Cette voiture électrique qui renforce le poids du charbon
Le charbon fait office de matière première pour produire de l’essence synthétique et de l’électricité en Afrique du Sud et, surtout, en Chine, observe Jean-Baptiste Fressoz dans sa chronique au Monde.
L’usine qui a émis le plus de dioxyde de carbone (CO2) au monde en 2021 se trouve en Afrique du Sud. Elle appartient à la South African Synthetic Oil Limited (Sasol) et son activité principale consiste à liquéfier le charbon pour le transformer en essence. Avec 57 millions de tonnes par an, cette usine émet à elle seule davantage de CO2 que des pays comme le Portugal, la Norvège ou la Suisse. Elle produit aussi 7,6 millions de tonnes d’essence à partir de charbon, un tiers des besoins du pays.
La liquéfaction du charbon est une technique de « souveraineté énergétique » de grande importance. Son histoire commence en Allemagne durant l’entre-deux-guerres avec les procédés d’hydrogénation du charbon développés par le chimiste Friedrich Bergius. Pendant la guerre, les usines de carburants synthétiques font voler les avions de la Luftwaffe et avancer une bonne partie des tanks de la Wehrmacht. Prouesse technologique, l’hydrogénation était un désastre économique et environnemental : la réaction avait lieu à 400 °C ; 100 atmosphères et 4 à 6 tonnes de charbon étaient nécessaires pour produire une tonne d’essence, qui revenait de 10 à 15 fois plus cher que son équivalent tiré du pétrole.
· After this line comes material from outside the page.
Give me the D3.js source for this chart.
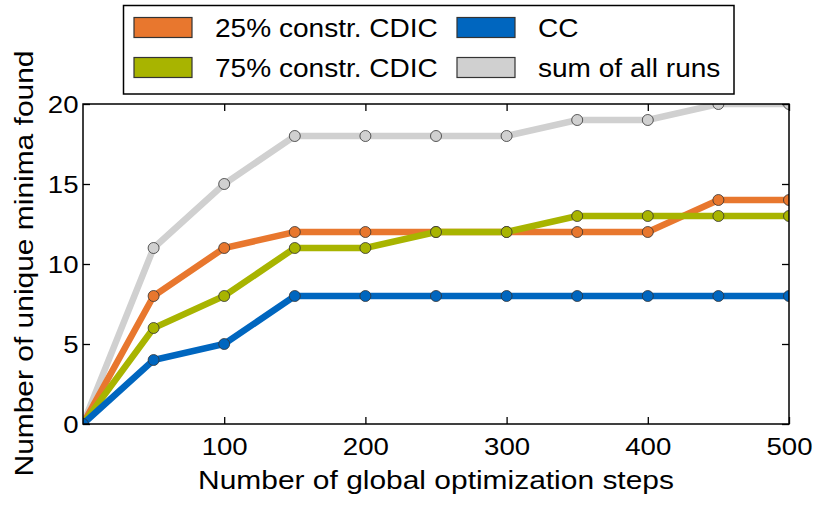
<!DOCTYPE html>
<html>
<head>
<meta charset="utf-8">
<script src="https://cdn.jsdelivr.net/npm/d3@7.9.0/dist/d3.min.js"></script>
<style>
  body { margin: 0; background: #fff; }
  svg { font-family: "Liberation Sans", Arial, sans-serif; }
</style>
</head>
<body>
<div id="chart"></div>
<script>
// Data
const steps = [0, 50, 100, 150, 200, 250, 300, 350, 400, 450, 500];
const sumAll = [0, 11, 15, 18, 18, 18, 18, 19, 19, 20, 20];
const constr25 = [0, 8, 11, 12, 12, 12, 12, 12, 12, 14, 14];
const constr75 = [0, 6, 8, 11, 11, 12, 12, 13, 13, 13, 13];
const cc = [0, 4, 5, 8, 8, 8, 8, 8, 8, 8, 8];
const xTicks = [100, 200, 300, 400, 500];
const yTicks = [0, 5, 10, 15, 20];

const series = [
  { name: 'sum of all runs', values: sumAll, color: '#d0d0d0' },
  { name: '25% constr. CDIC', values: constr25, color: '#e8772e' },
  { name: '75% constr. CDIC', values: constr75, color: '#a8b400' },
  { name: 'CC', values: cc, color: '#0066bf' },
];

const width = 830, height = 519;
const margin = { top: 104, right: 41, bottom: 95, left: 83 };
const innerW = width - margin.left - margin.right;
const innerH = height - margin.top - margin.bottom;

const svg = d3.select('#chart').append('svg')
  .attr('width', width).attr('height', height);

const x = d3.scaleLinear().domain([0, 500]).range([margin.left, margin.left + innerW]);
const y = d3.scaleLinear().domain([0, 20]).range([margin.top + innerH, margin.top]);

// the original font is a bit wider than Liberation Sans, stretch text horizontally
function wideText(parent, tx, ty, size, stretch, str, anchor = 'start', rot = 0) {
  return parent.append('text')
    .attr('transform', `translate(${tx},${ty}) rotate(${rot}) scale(${stretch},1)`)
    .attr('text-anchor', anchor)
    .attr('font-size', size)
    .attr('fill', '#000')
    .text(str);
}

svg.append('clipPath').attr('id', 'clip')
  .append('rect')
  .attr('x', margin.left).attr('y', margin.top)
  .attr('width', innerW).attr('height', innerH);

// series
const plot = svg.append('g').attr('clip-path', 'url(#clip)');
const line = d3.line().x((d, i) => x(steps[i])).y(d => y(d));

series.forEach(s => {
  plot.append('path')
    .attr('d', line(s.values))
    .attr('fill', 'none')
    .attr('stroke', s.color)
    .attr('stroke-width', 6.5);
  plot.selectAll(null)
    .data(s.values)
    .join('circle')
    .attr('cx', (d, i) => x(steps[i]))
    .attr('cy', d => y(d))
    .attr('r', 5.5)
    .attr('fill', s.color)
    .attr('stroke', '#333')
    .attr('stroke-width', 0.8);
});

// axes (ticks inward on all sides)
const tickSize = 7;
const tickLines = g => {
  g.select('.domain').remove();
  g.selectAll('line').attr('stroke', '#000').attr('stroke-width', 1.3);
};

const xAxisG = svg.append('g')
  .attr('transform', `translate(0,${margin.top + innerH})`)
  .call(d3.axisBottom(x).tickValues(xTicks).tickSizeInner(-tickSize).tickSizeOuter(0).tickFormat(''))
  .call(tickLines);
xAxisG.selectAll('.tick').each(function(d) {
  wideText(d3.select(this), 0, 30.5, 24, 1.15, d, 'middle');
});

svg.append('g')
  .attr('transform', `translate(0,${margin.top})`)
  .call(d3.axisTop(x).tickValues(xTicks).tickSizeInner(-tickSize).tickSizeOuter(0).tickFormat(''))
  .call(tickLines);

const yAxisG = svg.append('g')
  .attr('transform', `translate(${margin.left},0)`)
  .call(d3.axisLeft(y).tickValues(yTicks).tickSizeInner(-tickSize).tickSizeOuter(0).tickFormat(''))
  .call(tickLines);
yAxisG.selectAll('.tick').each(function(d) {
  wideText(d3.select(this), -4.5, 8.5, 24, 1.15, d, 'end');
});

svg.append('g')
  .attr('transform', `translate(${margin.left + innerW},0)`)
  .call(d3.axisRight(y).tickValues(yTicks).tickSizeInner(-tickSize).tickSizeOuter(0).tickFormat(''))
  .call(tickLines);

// frame
svg.append('rect')
  .attr('x', margin.left).attr('y', margin.top)
  .attr('width', innerW).attr('height', innerH)
  .attr('fill', 'none').attr('stroke', '#000').attr('stroke-width', 1.5);

// axis labels
wideText(svg, margin.left + innerW / 2, 489, 26.5, 1.13, 'Number of global optimization steps', 'middle');
wideText(svg, 33, 263.5, 26.5, 1.13, 'Number of unique minima found', 'middle', -90);

// legend
const legend = svg.append('g');
legend.append('rect')
  .attr('x', 123.5).attr('y', 5.5).attr('width', 610.5).attr('height', 88.5)
  .attr('fill', '#fff').attr('stroke', '#000').attr('stroke-width', 1.5);

const legendItems = [
  { s: series[1], col: 0, row: 0 },
  { s: series[3], col: 1, row: 0 },
  { s: series[2], col: 0, row: 1 },
  { s: series[0], col: 1, row: 1 },
];
const colX = [134, 457], rowY = [27.5, 67.5];
legendItems.forEach(({ s, col, row }) => {
  legend.append('rect')
    .attr('x', colX[col]).attr('y', rowY[row] - 10)
    .attr('width', 58).attr('height', 20)
    .attr('fill', s.color).attr('stroke', '#333').attr('stroke-width', 1.2);
  wideText(legend, colX[col] + 81, rowY[row] + 9.5, 25.5, 1.1, s.name);
});
</script>
</body>
</html>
Malgré ces défauts, des pays comme la France, l’Angleterre, le Japon et même l’Italie, pourtant pauvre en charbon, se lancèrent dans les années 1930 dans la liquéfaction en invoquant la souveraineté énergétique et, à plus long terme, l’épuisement des puits de pétrole. La liquéfaction du charbon ne disparaît pas dans les décombres du nazisme. Bien au contraire : après la guerre, les experts allemands sont convoités, en particulier par l’Afrique du Sud, pauvre en pétrole et riche en charbon. En 1955, le gouvernement ségrégationniste crée la Sasol et subventionne sa production pour contrer les sanctions économiques liées à l’apartheid et préserver sa souveraineté énergétique. Avec les chocs pétroliers des années 1970, la Sasol devient le leader technologique du domaine, enviée du monde entier. L’administration américaine de Jimmy Carter crée une entreprise publique dotée de 20 milliards de dollars, la Synthetic Fuels Corporation, qui prévoit de produire 3 millions de barils par jour dans les années 1990. Le contre-choc pétrolier aura raison de ce projet.
Mais c’est surtout en Chine, après le troisième choc pétrolier de 2007-2008, que la liquéfaction du charbon connaît son plus grand essor. Shenhua et Yitai, deux des plus grandes compagnies minières au monde, qui opèrent principalement dans le Shanxi et en Mongolie intérieure, se sont massivement lancées dans les carburants synthétiques. Presque inexistante en 2009, la production chinoise atteint 2 millions de tonnes par an (Mt/an) en 2010, 15 en 2017 et, selon les dernières statistiques disponibles, 35 en 2019. A titre de comparaison, l’industrie nazie de carburants synthétiques, avec ses 21 usines, n’en avait produit que 2,3 Mt à son apogée. Si on ajoute à cela les 80 millions de tonnes de méthanol produit en Chine à partir du charbon, on peut estimer qu’entre un cinquième et un sixième des carburants chinois provient du charbon.